A house down payment can be a significant amount of funds. With our current low interest rates, it’s a big chunk of money that isn’t earning very much income. So should it be invested in stocks instead, where you have a chance of earning some money as you do so? Can you take it out of your retirement account?
Stocks are for long-term goals
No one knows what the stock market will do in the short term. (If anyone tells you they do know, run away from them as fast as you can. More details here.) So it’s possible that even if the market has been humming along the entire time you’re saving, there could be a big drop the exact day that you need to withdraw your money to make the payment.
Not only are you locking in your losses if you are forced to sell your stocks to make the payment, you might not have the amount of money you’d planned on having in the first place.
Over the long term, which I would define as ten or more years, stocks will outperform bonds and cash. If your timeline is shorter than that, it’s not a good idea to use stocks (and stock mutual funds) for this money.
Bonds are good for medium term goals
If you are planning to buy a house in five years or so, bonds or bond mutual funds are a good way to earn a bit extra on your money. With interest rates as low as they are, it is not much extra, but at least your money will be earning a little something as you set it aside.
The bond market can drop slightly — one to two percent — so you might want to park money that’s needed in the next year in a (relatively) high-yielding savings account.
Avoid using your retirement account to save money for the house (unless you’re over age 59 ½)
It’s true that you can withdraw $10,000 from your retirement account without paying a penalty if it’s for a house downpayment. Just because you can, doesn’t mean you should.
I currently live in an area with a relatively low cost of living. Still, a 20% down payment on a $200,000 house is $40,000, so the $10,000 allowable withdrawal doesn’t actually go very far.
If you withdraw from a Traditional (pre-tax) account, even if you don’t pay a penalty, you are taxed on the full amount of the withdrawal. Your $10,000 could be $8,000 or even less by the time you receive it. If you pull out a larger amount, you’ll pay a penalty for the amount greater than $10,000. Of course, that amount will be taxed too.
When withdrawing from a Roth account, the amount is not taxed since the account is funded with after-tax money, as long as you’re removing just your contributions. If you’ve had the account less than five years, penalties apply.
Retirement accounts should be held only for retirement.
Once you start withdrawing from the account before retirement age, the danger is that you’ll begin thinking of it as just another account.
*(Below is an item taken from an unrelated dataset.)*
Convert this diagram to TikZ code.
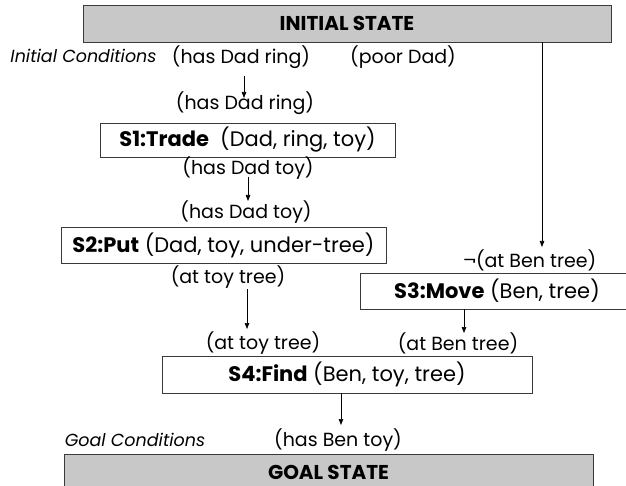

You’ll continue to withdraw from it, likely incurring penalties and/or taxes as you do so. Then when you reach retirement, you’ll have much less money than you planned on when you saved the funds.
So why not use a Roth? In addition to the objection above, your retirement accounts should be invested for retirement. Which, if you’re not age 59 ½ or near it, is a long-term goal and should be invested mainly (or entirely) in stocks. If you’re saving for a house down payment and investing your Roth in bonds, you’re hurting your portfolio’s chances for long-term growth. Your retirement account will be underfunded.
Make sure you’re balancing current needs with future needs
The tax benefits of buying a house will not be as attractive going forward from 2019 due to the recent tax act, but there will still be some. Buying a house is a goal many people have, and it’s a worthy one. However, you can still have a roof over your head by renting, if you can’t afford a house without pulling money out of your retirement savings.
You need to save for retirement, and there is no alternative to not having money in retirement.
You can’t eat your house.
So keep your retirement savings separate, and protect yourself by avoiding stocks while you’re putting together the down payment (unless you don’t plan to buy for another decade or so.)